A vingança dos patriarcas, por Natalia Viana

28 de janeiro, 2025 Agência Pública Por Natalia Viana

Eles têm medo das mulheres

Não se engane. Os sulcos de baba raivosa que colorem a revolta trumpista, os gritos histriônicos que aplaudem a motosserra mileísta, as mãos apertadas em oração que coroam o retorno do homem caído nos templos bolsonaristas, o sorriso autoindulgente dos crypto-bros que povoam a antessala do palácio de Bukele – tudo isso tem um alvo certo: as mulheres.

Já escrevi nesta coluna sobre a misoginia na campanha eleitoral que elegeu o 47o presidente americano – este chamou a sua rival de nasty, bitch, enquanto seu vice a limitava à definição de “crazy cat lady”, aquela mulher sem filhos, meio louca, apegada aos gatos.

Não era preciso nada disso, uma vez que, como bem definiu o professor de Harvard Steven Levitsky, autor de Como as democracias morrem, o que levou Trump ao governo foi o preço do ovo e a percepção de que o governo de Joe Biden não interrompeu a derrocada do padrão de vida do americano médio.

Mas nestes tempos a misoginia aglutina, agrega, mobiliza o voto masculino e das mulheres misóginas, e talvez mais importante do que isso é um sentimento real, figadal, dos autocratas que cada vez mais tomam o poder.

Eles se assustaram com a nossa “raiva organizada”, como definiu Milly Lacombe em um excelente vídeo em que comenta o episódio “CPF na Nota”, da Rádio Novelo.

Nós temos muita raiva, diz Milly, raiva contida, porque sempre assistimos aos homens sendo favorecidos em tantas competições da vida apenas por serem homens – do irmãozinho que brinca enquanto lavamos a louça, do pai que recebe aplausos apenas porque levou os filhos ao parque, das promoções que ganham porque se parecem com os chefes que decidem as promoções, dos votos que conquistam porque reproduzem o jargão dos padrinhos, das estrelas que ganham porque vêm de famílias militares igualmente estreladas.
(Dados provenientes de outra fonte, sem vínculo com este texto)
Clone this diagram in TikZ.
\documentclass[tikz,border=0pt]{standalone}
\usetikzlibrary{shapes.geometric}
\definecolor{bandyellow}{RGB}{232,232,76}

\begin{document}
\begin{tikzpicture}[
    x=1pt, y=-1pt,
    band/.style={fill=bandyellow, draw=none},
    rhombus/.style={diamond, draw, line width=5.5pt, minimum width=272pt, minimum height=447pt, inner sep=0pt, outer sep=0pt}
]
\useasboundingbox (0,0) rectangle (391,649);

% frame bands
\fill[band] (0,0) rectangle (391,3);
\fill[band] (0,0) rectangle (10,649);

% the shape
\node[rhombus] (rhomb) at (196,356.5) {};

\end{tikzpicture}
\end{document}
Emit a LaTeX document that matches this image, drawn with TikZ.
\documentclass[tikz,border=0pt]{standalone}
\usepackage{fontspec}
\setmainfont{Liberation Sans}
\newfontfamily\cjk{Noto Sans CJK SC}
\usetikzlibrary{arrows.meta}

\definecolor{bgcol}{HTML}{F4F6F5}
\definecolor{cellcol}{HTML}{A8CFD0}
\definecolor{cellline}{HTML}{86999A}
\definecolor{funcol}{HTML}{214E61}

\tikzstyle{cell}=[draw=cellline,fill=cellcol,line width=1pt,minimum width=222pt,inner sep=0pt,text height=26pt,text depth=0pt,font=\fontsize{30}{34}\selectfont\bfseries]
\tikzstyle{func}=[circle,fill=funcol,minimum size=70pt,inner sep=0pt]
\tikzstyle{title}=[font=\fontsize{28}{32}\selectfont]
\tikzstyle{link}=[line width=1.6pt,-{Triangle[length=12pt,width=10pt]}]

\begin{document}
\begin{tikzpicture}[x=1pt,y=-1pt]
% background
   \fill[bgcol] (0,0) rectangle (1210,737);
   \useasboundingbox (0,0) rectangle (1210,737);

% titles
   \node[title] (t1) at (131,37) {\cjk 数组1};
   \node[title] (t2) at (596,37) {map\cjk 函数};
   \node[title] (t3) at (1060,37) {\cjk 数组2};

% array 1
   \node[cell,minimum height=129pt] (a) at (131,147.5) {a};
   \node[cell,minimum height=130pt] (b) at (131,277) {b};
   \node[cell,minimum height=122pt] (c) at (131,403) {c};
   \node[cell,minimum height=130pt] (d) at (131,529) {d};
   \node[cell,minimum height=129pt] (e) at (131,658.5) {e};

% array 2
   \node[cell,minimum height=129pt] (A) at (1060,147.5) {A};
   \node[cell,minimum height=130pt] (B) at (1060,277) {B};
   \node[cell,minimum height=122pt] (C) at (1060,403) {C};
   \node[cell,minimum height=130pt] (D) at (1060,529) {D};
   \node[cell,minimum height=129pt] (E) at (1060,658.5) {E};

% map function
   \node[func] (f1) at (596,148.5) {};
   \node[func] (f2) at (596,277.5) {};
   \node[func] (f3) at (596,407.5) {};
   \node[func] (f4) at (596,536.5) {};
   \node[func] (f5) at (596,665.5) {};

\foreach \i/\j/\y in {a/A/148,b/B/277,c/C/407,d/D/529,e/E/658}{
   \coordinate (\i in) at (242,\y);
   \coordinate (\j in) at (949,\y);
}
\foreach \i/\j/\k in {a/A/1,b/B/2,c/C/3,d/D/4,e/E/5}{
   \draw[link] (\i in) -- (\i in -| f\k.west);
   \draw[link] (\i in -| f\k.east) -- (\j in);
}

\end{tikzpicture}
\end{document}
Nos últimos anos, diz Milly, aprendemos a “organizar a nossa raiva” e ela apareceu de forma potente em movimentos como o #MeToo, #NiUnaMenos ou no #EleNão.

Por mais que tentem menosprezar esses movimentos – me lembro da violência contra aquelas que foram às ruas pelo #EleNão, como se fossem culpadas pela eleição de Bolsonaro –, a verdade é que essa raiva organizada teve consequências políticas. Não é mais aceitável uma mesa de debates ou um conselho administrativo, um gabinete ministerial formado só por homens. Um dos homens mais poderosos do jet-set americano, que organizava festinhas de exploração sexual para diversos poderosos, foi preso e morto.
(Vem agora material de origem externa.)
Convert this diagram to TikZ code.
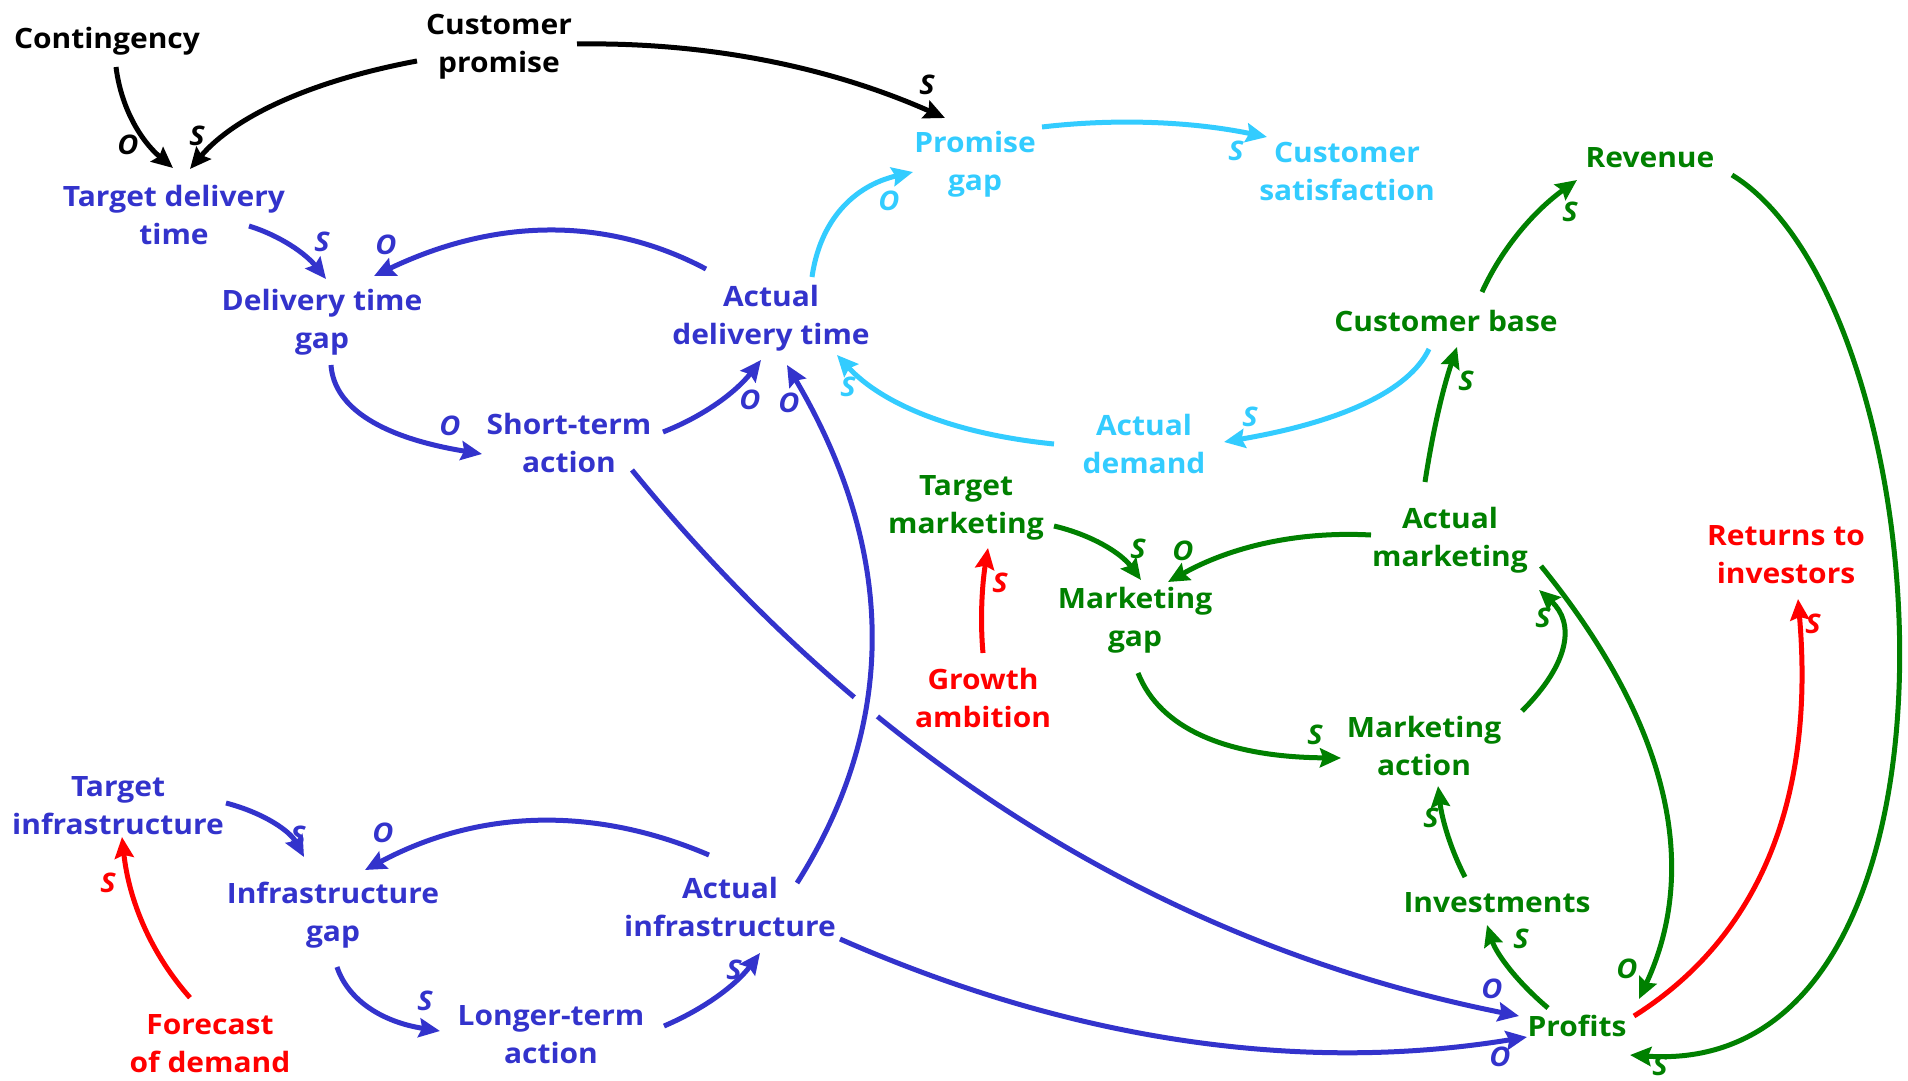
\documentclass[tikz,border=0pt]{standalone}
\usepackage{fontspec}
\setmainfont{Open Sans}[FakeStretch=1.07]
\usetikzlibrary{arrows.meta,calc,intersections}

\definecolor{cblue}{RGB}{51,51,204}
\definecolor{ccyan}{RGB}{51,204,255}
\definecolor{cgreen}{RGB}{0,128,0}
\definecolor{cred}{RGB}{255,0,0}

\tikzset{
  var/.style={align=center, inner sep=0pt, font=\fontsize{28}{38}\selectfont\bfseries},
  lnk/.style={line width=5pt, -{Stealth[length=21pt,width=19pt,inset=3pt]}},
  sgn/.style={inner sep=0pt, font=\fontsize{27}{27}\selectfont\bfseries\itshape},
}

\begin{document}
\begin{tikzpicture}[x=1pt,y=-1pt]
\fill[white] (0,0) rectangle (1908,1081);
\useasboundingbox (0,0) rectangle (1908,1081);

% ---------- variables ----------
\node[var] (cont) at (107,41) {Contingency};
\node[var] (cprom) at (499,47) {Customer\\promise};
\node[var,text=cblue] (tdt) at (174,215) {Target delivery\\time};
\node[var,text=cblue] (dtg) at (322,322) {Delivery time\\gap};
\node[var,text=cblue] (sta) at (569,443) {Short-term\\action};
\node[var,text=cblue] (adt) at (771,318) {Actual\\delivery time};
\node[var,text=ccyan] (pg) at (975,164) {Promise\\gap};
\node[var,text=ccyan] (csat) at (1347,171) {Customer\\satisfaction};
\node[var,text=ccyan] (ad) at (1144,444) {Actual\\demand};
\node[var,text=cgreen] (rev) at (1650,158) {Revenue};
\node[var,text=cgreen] (cb) at (1446,321) {Customer base};
\node[var,text=cgreen] (tm) at (966,508) {Target\\marketing};
\node[var,text=cgreen] (mg) at (1135,620) {Marketing\\gap};
\node[var,text=cgreen] (am) at (1450,540) {Actual\\marketing};
\node[var,text=cgreen] (ma) at (1424,746) {Marketing\\action};
\node[var,text=cgreen] (inv) at (1497,903) {Investments};
\node[var,text=cgreen] (prof) at (1577,1026) {Profits};
\node[var,text=cred] (rti) at (1786,555) {Returns to\\investors};
\node[var,text=cred] (ga) at (983,698) {Growth\\ambition};
\node[var,text=cblue] (ti) at (118,806) {Target\\infrastructure};
\node[var,text=cblue] (ig) at (333,915) {Infrastructure\\gap};
\node[var,text=cblue] (ai) at (730,907) {Actual\\infrastructure};
\node[var,text=cblue] (lta) at (551,1035) {Longer-term\\action};
\node[var,text=cred,anchor=south] (fod) at (210,1073) {Forecast\\of demand};

% ---------- black links ----------
\draw[lnk,black] ($(cont)+(9,26)$) .. controls +(5,40) and +(-33,-28) .. ($(tdt)+(-1,-47)$);
\draw[lnk,black] ($(cprom)+(-82,14)$) .. controls +(-107,20) and +(44,-52) .. ($(tdt)+(16,-46)$);
\draw[lnk,black] ($(cprom)+(78,-3)$) .. controls +(131,-2) and +(-115,-51) .. ($(pg)+(-30,-46)$);

% ---------- delivery loop (blue) ----------
\draw[lnk,cblue] ($(tdt)+(75,11)$) .. controls +(32,10) and +(-20,-25) .. ($(dtg)+(4,-43)$);
\draw[lnk,cblue] ($(adt)+(-65,-49)$) .. controls +(-100,-53) and +(121,-58) .. ($(dtg)+(52,-46)$);
\draw[lnk,cblue] ($(dtg)+(9,43)$) .. controls +(3,44) and +(-98,-16) .. ($(sta)+(-87,11)$);
\draw[lnk,cblue] ($(sta)+(94,-11)$) .. controls +(41,-16) and +(-25,32) .. ($(adt)+(-10,42)$);

% ---------- customer loop (cyan) ----------
\draw[lnk,ccyan] ($(adt)+(41,-41)$) .. controls +(8,-56) and +(-60,14) .. ($(pg)+(-62,8)$);
\draw[lnk,ccyan] ($(pg)+(67,-37)$) .. controls +(77,-9) and +(-73,-15) .. ($(csat)+(-80,-34)$);
\draw[lnk,ccyan] ($(ad)+(-90,0)$) .. controls +(-100,-10) and +(45,49) .. ($(adt)+(66,37)$);
\draw[lnk,ccyan] ($(cb)+(-17,28)$) .. controls +(-20,42) and +(117,-20) .. ($(ad)+(80,-2)$);

% ---------- marketing and profit links (green / red) ----------
\draw[lnk,cgreen] ($(cb)+(36,-29)$) .. controls +(20,-44) and +(-43,31) .. ($(rev)+(-73,22)$);
\draw[lnk,cgreen] ($(am)+(-25,-58)$) .. controls +(7,-46) and +(-15,44) .. ($(cb)+(11,26)$);
\draw[lnk,cgreen] ($(rev)+(82,17)$) .. controls +(212,130) and +(365,25) .. ($(prof)+(53,29)$);
\draw[lnk,cgreen] ($(tm)+(88,18)$) .. controls +(38,9) and +(-20,-27) .. ($(mg)+(6,-40)$);
\draw[lnk,cgreen] ($(am)+(-79,-5)$) .. controls +(-74,-4) and +(62,-35) .. ($(mg)+(33,-38)$);
\draw[lnk,cred] ($(ga)+(0,-45)$) .. controls +(-3,-33) and +(-6,37) .. ($(tm)+(22,40)$);
\draw[lnk,cgreen] ($(mg)+(3,53)$) .. controls +(22,56) and +(-114,-1) .. ($(ma)+(-83,12)$);
\draw[lnk,cgreen] ($(ma)+(98,-35)$) .. controls +(48,-48) and +(36,33) .. ($(am)+(89,50)$);
\draw[lnk,cgreen] ($(inv)+(-32,-26)$) .. controls +(-14,-27) and +(4,34) .. ($(ma)+(14,40)$);
\draw[lnk,cgreen] ($(prof)+(-29,-18)$) .. controls +(-32,-27) and +(9,28) .. ($(inv)+(-10,22)$);
\draw[lnk,cgreen] ($(am)+(91,26)$) .. controls +(127,156) and +(62,-133) .. ($(prof)+(62,-27)$);
\draw[lnk,cred] ($(prof)+(57,-10)$) .. controls +(127,-80) and +(17,198) .. ($(rti)+(12,44)$);

% ---------- infrastructure loop (blue) ----------
\draw[lnk,cblue] ($(ti)+(108,-3)$) .. controls +(38,10) and +(-14,-26) .. ($(ig)+(-29,-58)$);
\draw[lnk,cblue] ($(ai)+(-21,-52)$) .. controls +(-117,-50) and +(112,-60) .. ($(ig)+(32,-45)$);
\draw[lnk,cblue] ($(ig)+(4,52)$) .. controls +(11,33) and +(-58,-9) .. ($(lta)+(-111,-4)$);
\draw[lnk,cblue] ($(lta)+(113,-9)$) .. controls +(40,-17) and +(-24,32) .. ($(ai)+(30,46)$);
\draw[lnk,cred] ($(fod)+(-20,-46)$) .. controls +(-39,-44) and +(7,64) .. ($(ti)+(4,31)$);
\draw[lnk,cblue] ($(ai)+(110,32)$) .. controls +(232,102) and +(-226,37) .. ($(prof)+(-50,11)$);

% short-term action to profits, broken where the infrastructure link passes over it
\draw[lnk,cblue,name path=stprof] ($(sta)+(63,27)$) .. controls +(240,294) and +(-351,-70) .. ($(prof)+(-58,-10)$);
\path[name path=aiadt] ($(ai)+(67,-24)$) .. controls +(102,-161) and +(109,185) .. ($(adt)+(16,47)$);
\path[name intersections={of=stprof and aiadt, by=cross}];
\fill[white] (cross) circle (15);
\draw[lnk,cblue] ($(ai)+(67,-24)$) .. controls +(102,-161) and +(109,185) .. ($(adt)+(16,47)$);

% ---------- polarity marks ----------
\node[sgn] (p1) at (128,145) {O};
\node[sgn] (p2) at (197,136) {S};
\node[sgn] (p3) at (927,85) {S};
\node[sgn,text=cblue] (p4) at (322,242) {S};
\node[sgn,text=cblue] (p5) at (386,245) {O};
\node[sgn,text=cblue] (p6) at (450,426) {O};
\node[sgn,text=cblue] (p7) at (750,400) {O};
\node[sgn,text=cblue] (p8) at (789,403) {O};
\node[sgn,text=ccyan] (p9) at (889,201) {O};
\node[sgn,text=ccyan] (p10) at (1236,151) {S};
\node[sgn,text=ccyan] (p11) at (848,387) {S};
\node[sgn,text=ccyan] (p12) at (1250,417) {S};
\node[sgn,text=cgreen] (p13) at (1570,212) {S};
\node[sgn,text=cgreen] (p14) at (1466,381) {S};
\node[sgn,text=cgreen] (p15) at (1660,1066) {S};
\node[sgn,text=cgreen] (p16) at (1138,549) {S};
\node[sgn,text=cgreen] (p17) at (1183,551) {O};
\node[sgn,text=cred] (p18) at (1000,583) {S};
\node[sgn,text=cgreen] (p19) at (1315,735) {S};
\node[sgn,text=cgreen] (p20) at (1543,618) {S};
\node[sgn,text=cgreen] (p21) at (1431,818) {S};
\node[sgn,text=cgreen] (p22) at (1521,939) {S};
\node[sgn,text=cgreen] (p23) at (1627,969) {O};
\node[sgn,text=cred] (p24) at (1813,624) {S};
\node[sgn,text=cblue] (p25) at (1492,989) {O};
\node[sgn,text=cblue] (p26) at (1500,1057) {O};
\node[sgn,text=cblue] (p27) at (298,836) {S};
\node[sgn,text=cblue] (p28) at (383,833) {O};
\node[sgn,text=cblue] (p29) at (425,1001) {S};
\node[sgn,text=cblue] (p30) at (734,970) {S};
\node[sgn,text=cred] (p31) at (108,883) {S};
\end{tikzpicture}
\end{document}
O aborto foi legalizado em dois dos países mais católicos do nosso hemisfério. Um ministro de Estado, negro, foi demitido após denúncia de que assediou sua colega. Um instituto de um famoso empresário judeu teve que fechar as portas, e seus descendentes não podem mais apregoar o seu nome com orgulho, porque ele era abusador de crianças. Um dos presidentes mais poderosos da história do Congresso brasileiro teve que voltar atrás em uma lei que nos obrigaria a parir filhos de estupradores por ter sido acusado, ele mesmo, de estuprador. Kamala Harris, uma mulher negra, concorreu à presidência americana defendendo abertamente a legalização do aborto, em vez de se acovardar diante de súplicas para que ela “moderasse” o tom. Recebeu mais de 75 milhões de votos, 48,3% do total, e mostrou que metade do eleitorado está conosco.

É a essa potência assustadora que se dirigem os arroubos de orgulho macho que coroaram a campanha e a posse de Trump, do punho cerrado para cima após o tiro na orelha ao chapéu que encobria os olhos da esposa, como um véu a lhe devolver o recato, e às ordens executivas assinadas em um estádio espetaculoso, diante de uma multidão delirante com sua caneta fálica em riste.

E, claro, o linguajar fascista dessas mesmas ordens, a sua forma e o seu conteúdo.